With that, I heartily agree, Metalman. There is NO job too menial for ANY ONE OF US to do. For EVERY job has its part in enabling the overall success of the venture, even cleaning the toilet, or sweeping the floor.

But people do have to live, and in our modern world, as never before, it is necessary to obtain a sufficient 'money' income to be able to do that.

In the OVERALL economy that 'money' income cannot, with the ongoing and increasing displacement of labour, come entirely from wages anymore. There has to be an unearned augmentation to it. One that is NOT 'costed' into 'prices', as all wages are.

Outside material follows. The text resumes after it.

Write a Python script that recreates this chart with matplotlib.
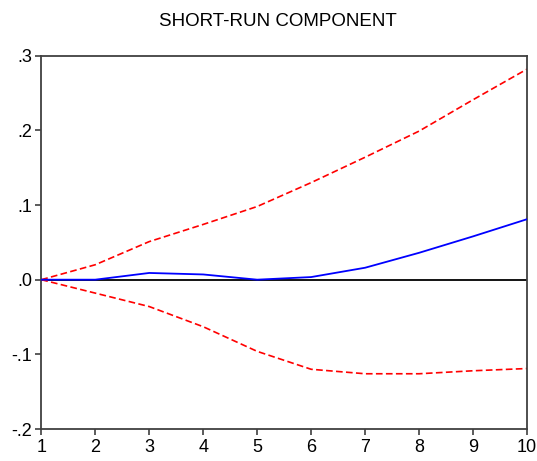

In the WHOLE economy 'capital' is continually displacing 'labour' in importance as we constantly increase productivity through technological advancement. We are, correctly, from an accounting standpoint, charged with the DEPRECIATION of this 'capital' as a component of 'prices'.

But at the present time we are NOT completely credited with the APPRECIATION in productivity that the employment of this 'capital' has enabled. We get some reduction in 'prices' through 'mass-production', true, but the OVERALL price level should properly be a fraction of what it currently is if modern 'finance' truly REFLECTED modern 'reality'.

We are always going to have with us those who are, from a productive standpoint, useless. They are a minority, fortunately, but they just do not want to work. Period. My contention is that it is absolutely fruitless to try to change that reality. It's counter-productive. To try to get some work out of someone who has none in him wastes too much of your energy that could be employed much more effficiently elsewhere.

The best thing to do, IMHO, is set up a system that gets those type of people completely OUT of the workforce. We don't need their production ~ and it's provable we don't, because, generally, they don't produce anything anyways. Yet we all get by, the world doesn't starve because they don't work.

Set the system up where we change it to being a PRIVILEDGE to work, to do a good job and take pride in doing it, whatever it may be. Rather than trying to fruitlessly 'force' people into submission by denying them the 'financial' right to live otherwise.